───── Task material ─────

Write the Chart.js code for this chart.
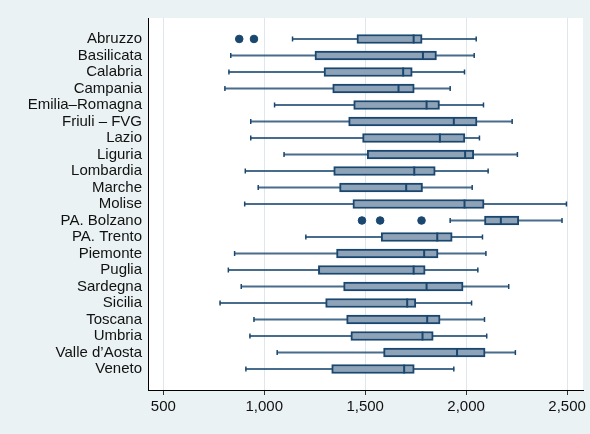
<!DOCTYPE html>
<html lang="it">
<head>
<meta charset="utf-8">
<title>Box plot per regione</title>
<script src="https://cdn.jsdelivr.net/npm/chart.js@4.4.1/dist/chart.umd.min.js"></script>
<style>
    html, body { margin: 0; padding: 0; background: #eaf2f3; }
    #wrap { width: 590px; height: 434px; }
</style>
</head>
<body>
<div id="wrap"><canvas id="boxRegioni" width="590" height="434"></canvas></div>
<script>
// Dati
const regioni = ['Abruzzo', 'Basilicata', 'Calabria', 'Campania', 'Emilia–Romagna', 'Friuli – FVG', 'Lazio',
    'Liguria', 'Lombardia', 'Marche', 'Molise', 'PA. Bolzano', 'PA. Trento', 'Piemonte', 'Puglia',
    'Sardegna', 'Sicilia', 'Toscana', 'Umbria', 'Valle d’Aosta', 'Veneto'];
const baffoMin = [1140, 834, 825, 805, 1051, 933, 933, 1098, 906, 970, 903, 1921, 1206, 853, 822, 886, 781, 949, 929, 1064, 909];
const q1 = [1459, 1251, 1296, 1339, 1443, 1418, 1487, 1510, 1344, 1373, 1439, 2091, 1579, 1358, 1268, 1393, 1304, 1408, 1429, 1591, 1334];
const mediana = [1740, 1786, 1688, 1665, 1804, 1939, 1870, 1995, 1743, 1703, 1992, 2172, 1857, 1792, 1740, 1804, 1708, 1807, 1784, 1955, 1693];
const q3 = [1782, 1853, 1733, 1743, 1868, 2054, 1994, 2038, 1847, 1784, 2089, 2261, 1931, 1861, 1797, 1985, 1751, 1871, 1837, 2094, 1743];
const baffoMax = [2050, 2040, 1992, 1921, 2086, 2228, 2066, 2254, 2109, 2030, 2497, 2475, 2081, 2098, 2058, 2211, 2027, 2091, 2102, 2244, 1939];
const outlierRegione = ['Abruzzo', 'Abruzzo', 'PA. Bolzano', 'PA. Bolzano', 'PA. Bolzano'];
const outlierValore = [876, 949, 1484, 1574, 1779];
const tickX = [500, 1000, 1500, 2000, 2500];

const NAVY = 'rgb(26, 71, 111)';
const BAFFO = 'rgba(26, 71, 111, 0.8)';
const RIEMPIMENTO = 'rgb(142, 163, 183)';
const FONT = { family: '"Liberation Sans", Arial, sans-serif', size: 15 };

// Sfondo grigio-azzurro e area del grafico bianca
const sfondoPlugin = {
    id: 'sfondo',
    beforeDraw(chart) {
        const { ctx, chartArea: a } = chart;
        ctx.save();
        ctx.fillStyle = '#eaf2f3';
        ctx.fillRect(0, 0, chart.width, chart.height);
        ctx.fillStyle = '#ffffff';
        ctx.fillRect(a.left, a.top, a.right - a.left, a.bottom - a.top);
        ctx.restore();
    }
};

class BoxRegioni {
    constructor() {
        this.canvas = document.getElementById('boxRegioni');
        this.init();
    }

    init() {
        this.chart = new Chart(this.canvas.getContext('2d'), {
            type: 'bar',
            data: { datasets: this.creaDataset() },
            options: this.creaOpzioni(),
            plugins: [sfondoPlugin]
        });
    }

    creaDataset() {
        return [
            {
                // Baffi
                label: 'baffi',
                data: regioni.map((r, i) => ({ y: i, x: [baffoMin[i], baffoMax[i]] })),
                backgroundColor: BAFFO,
                barThickness: 1.5,
                grouped: false,
                order: 5
            },
            {
                // Scatole q1 - q3
                label: 'scatole',
                data: regioni.map((r, i) => ({ y: i, x: [q1[i], q3[i]] })),
                backgroundColor: RIEMPIMENTO,
                borderColor: NAVY,
                borderWidth: 2,
                borderSkipped: false,
                barThickness: 9,
                grouped: false,
                order: 3
            },
            {
                // Estremi dei baffi
                type: 'scatter',
                label: 'estremi',
                data: regioni.flatMap((r, i) => [{ x: baffoMin[i], y: i }, { x: baffoMax[i], y: i }]),
                pointStyle: 'line',
                rotation: 90,
                pointRadius: 2.5,
                borderColor: NAVY,
                borderWidth: 1.5,
                order: 4
            },
            {
                // Mediane
                type: 'scatter',
                label: 'mediana',
                data: regioni.map((r, i) => ({ x: mediana[i], y: i })),
                pointStyle: 'line',
                rotation: 90,
                pointRadius: 4.5,
                borderColor: NAVY,
                borderWidth: 2,
                order: 2
            },
            {
                // Valori anomali
                type: 'scatter',
                label: 'outlier',
                data: outlierValore.map((v, k) => ({ x: v, y: regioni.indexOf(outlierRegione[k]) })),
                pointStyle: 'circle',
                pointRadius: 3.8,
                backgroundColor: NAVY,
                borderColor: NAVY,
                borderWidth: 1,
                order: 1
            }
        ];
    }

    creaOpzioni() {
        return {
            indexAxis: 'y',
            responsive: false,
            animation: false,
            layout: { padding: { left: 0, top: 18, right: 7, bottom: 0 } },
            plugins: {
                legend: { display: false },
                tooltip: { enabled: false }
            },
            scales: {
                x: {
                    type: 'linear',
                    min: 424,
                    max: 2579,
                    offset: false,
                    beginAtZero: false,
                    afterBuildTicks: (s) => { s.ticks = tickX.map(v => ({ value: v })); },
                    afterFit: (s) => { s.height = 44; },
                    grid: {
                        color: '#dde7ec',
                        lineWidth: 1,
                        drawTicks: true,
                        tickLength: 5,
                        tickColor: '#333'
                    },
                    border: { display: true, color: '#000', width: 1 },
                    ticks: {
                        font: FONT,
                        color: '#111',
                        padding: 3,
                        maxRotation: 0,
                        callback: (v) => v.toLocaleString('en-US')
                    }
                },
                y: {
                    type: 'linear',
                    reverse: true,
                    min: -1.27,
                    max: 21.27,
                    offset: false,
                    afterBuildTicks: (s) => { s.ticks = regioni.map((r, i) => ({ value: i })); },
                    afterFit: (s) => { s.width = 148; },
                    grid: { display: false, drawTicks: false },
                    border: { display: true, color: '#000', width: 1 },
                    ticks: {
                        font: FONT,
                        color: '#111',
                        padding: 6,
                        autoSkip: false,
                        callback: (v) => regioni[v] || ''
                    }
                }
            }
        };
    }
}

document.addEventListener('DOMContentLoaded', () => {
    window.boxRegioni = new BoxRegioni();
});
</script>
</body>
</html>
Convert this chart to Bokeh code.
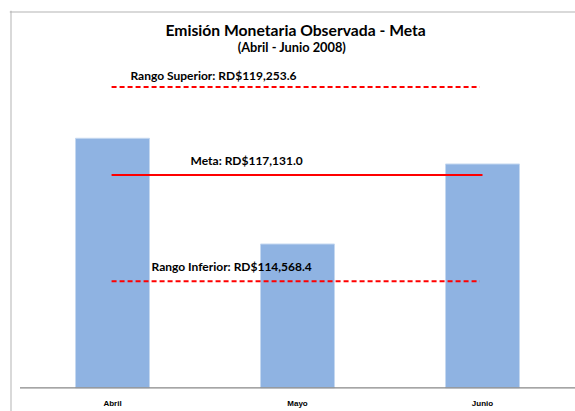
from bokeh.plotting import figure
from bokeh.models import ColumnDataSource, Range1d, Span, Label
from bokeh.core.properties import value
from bokeh.embed import file_html
from bokeh.resources import INLINE

# ---- data ----
months = ["Abril", "Mayo", "Junio"]
emision = [118016.0, 115467.0, 117396.0]
line_names = ["Rango Superior", "Meta", "Rango Inferior"]
line_values = [119253.6, 117131.0, 114568.4]
line_labels = ["Rango Superior: RD$119,253.6", "Meta: RD$117,131.0", "Rango Inferior: RD$114,568.4"]
title_text = "Emisión Monetaria Observada - Meta"
subtitle_text = "(Abril - Junio 2008)"
axis_base = 112000.0

# ---- layout constants (pixels -> data) ----
FIG_W, FIG_H = 575, 411
MB_LEFT, MB_TOP = 9, 10
PX_X = 1.0 / 185.0            # data units per px horizontally
PX_Y = 24.11                  # data units per px vertically
frame_w = FIG_W - MB_LEFT
frame_h = FIG_H - MB_TOP
x_start = -10.5 * PX_X
x_end = x_start + frame_w * PX_X
y_start = axis_base - 23.7 * PX_Y
y_end = y_start + frame_h * PX_Y

p = figure(width=FIG_W, height=FIG_H, output_backend="svg", toolbar_location=None,
           x_axis_location=None, y_axis_location=None,
           x_range=Range1d(x_start, x_end), y_range=Range1d(y_start, y_end),
           min_border_left=MB_LEFT, min_border_top=MB_TOP,
           min_border_right=0, min_border_bottom=0)
p.xgrid.visible = False
p.ygrid.visible = False
p.outline_line_color = None
p.background_fill_color = "white"
p.border_fill_color = "white"

# outer chart border (left and top, rest cut off)
p.add_layout(Span(location=x_start + 1.5 * PX_X, dimension="height",
                  line_color="#b3b3b3", line_width=1))
p.add_layout(Span(location=y_end - 1.5 * PX_Y, dimension="width",
                  line_color="#b3b3b3", line_width=1))

# bars
xs = [i + 0.5 for i in range(len(months))]
bar_src = ColumnDataSource(dict(x=xs, top=emision, month=months))
p.vbar(x="x", top="top", bottom=axis_base, width=0.4, source=bar_src,
       fill_color="#8fb3e2", line_color="#c5d8f0", line_width=1)

# category axis line and labels
p.segment(x0=[0], y0=[axis_base], x1=[len(months)], y1=[axis_base],
          line_color="#878787", line_width=1.2)
p.text(x="x", y=y_start, text="month", source=bar_src,
       text_font=value("Liberation Sans"), text_font_style="bold",
       text_font_size="8px", text_align="center", text_baseline="middle",
       y_offset=-8, text_color="#000000")

# reference lines
line_x0 = [0.495, 0.495, 0.495]
line_x1 = [2.485, 2.5, 2.485]
dashes = ["5 3", "solid", "5 3"]
for i in range(len(line_values)):
    p.segment(x0=[line_x0[i]], y0=[line_values[i]], x1=[line_x1[i]], y1=[line_values[i]],
              line_color="#ff0000", line_width=2, line_dash=dashes[i])

label_x = [0.597, 0.922, 0.711]
label_dy = [-11.0, -14.7, -15.0]
lab_src = ColumnDataSource(dict(x=label_x, y=line_values, text=line_labels, dy=label_dy))
p.text(x="x", y="y", text="text", y_offset="dy", source=lab_src,
       text_font=value("Lato"), text_font_style="bold", text_font_size="12px",
       text_align="left", text_baseline="middle", text_color="#000000")

# titles
mid_x = 1.49
p.add_layout(Label(x=mid_x, y=y_end, y_offset=-19, text=title_text,
                   text_font="Lato", text_font_style="bold", text_font_size="15.7px",
                   text_align="center", text_baseline="middle", text_color="#000000"))
p.add_layout(Label(x=mid_x - 0.02, y=y_end, y_offset=-36, text=subtitle_text,
                   text_font="Lato", text_font_style="bold", text_font_size="12.8px",
                   text_align="center", text_baseline="middle", text_color="#000000"))

open("out.html", "w").write(file_html(p, INLINE))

─────

What to do »
The lines from the start of the entries above through the one containing "sans-serif', size: 15" are to be retyped exactly, and no others. Pictures are left out.

Result »
Write the Chart.js code for this chart.
<!DOCTYPE html>
<html lang="it">
<head>
<meta charset="utf-8">
<title>Box plot per regione</title>
<script src="https://cdn.jsdelivr.net/npm/chart.js@4.4.1/dist/chart.umd.min.js"></script>
<style>
    html, body { margin: 0; padding: 0; background: #eaf2f3; }
    #wrap { width: 590px; height: 434px; }
</style>
</head>
<body>
<div id="wrap"><canvas id="boxRegioni" width="590" height="434"></canvas></div>
<script>
// Dati
const regioni = ['Abruzzo', 'Basilicata', 'Calabria', 'Campania', 'Emilia–Romagna', 'Friuli – FVG', 'Lazio',
    'Liguria', 'Lombardia', 'Marche', 'Molise', 'PA. Bolzano', 'PA. Trento', 'Piemonte', 'Puglia',
    'Sardegna', 'Sicilia', 'Toscana', 'Umbria', 'Valle d’Aosta', 'Veneto'];
const baffoMin = [1140, 834, 825, 805, 1051, 933, 933, 1098, 906, 970, 903, 1921, 1206, 853, 822, 886, 781, 949, 929, 1064, 909];
const q1 = [1459, 1251, 1296, 1339, 1443, 1418, 1487, 1510, 1344, 1373, 1439, 2091, 1579, 1358, 1268, 1393, 1304, 1408, 1429, 1591, 1334];
const mediana = [1740, 1786, 1688, 1665, 1804, 1939, 1870, 1995, 1743, 1703, 1992, 2172, 1857, 1792, 1740, 1804, 1708, 1807, 1784, 1955, 1693];
const q3 = [1782, 1853, 1733, 1743, 1868, 2054, 1994, 2038, 1847, 1784, 2089, 2261, 1931, 1861, 1797, 1985, 1751, 1871, 1837, 2094, 1743];
const baffoMax = [2050, 2040, 1992, 1921, 2086, 2228, 2066, 2254, 2109, 2030, 2497, 2475, 2081, 2098, 2058, 2211, 2027, 2091, 2102, 2244, 1939];
const outlierRegione = ['Abruzzo', 'Abruzzo', 'PA. Bolzano', 'PA. Bolzano', 'PA. Bolzano'];
const outlierValore = [876, 949, 1484, 1574, 1779];
const tickX = [500, 1000, 1500, 2000, 2500];

const NAVY = 'rgb(26, 71, 111)';
const BAFFO = 'rgba(26, 71, 111, 0.8)';
const RIEMPIMENTO = 'rgb(142, 163, 183)';
const FONT = { family: '"Liberation Sans", Arial, sans-serif', size: 15 };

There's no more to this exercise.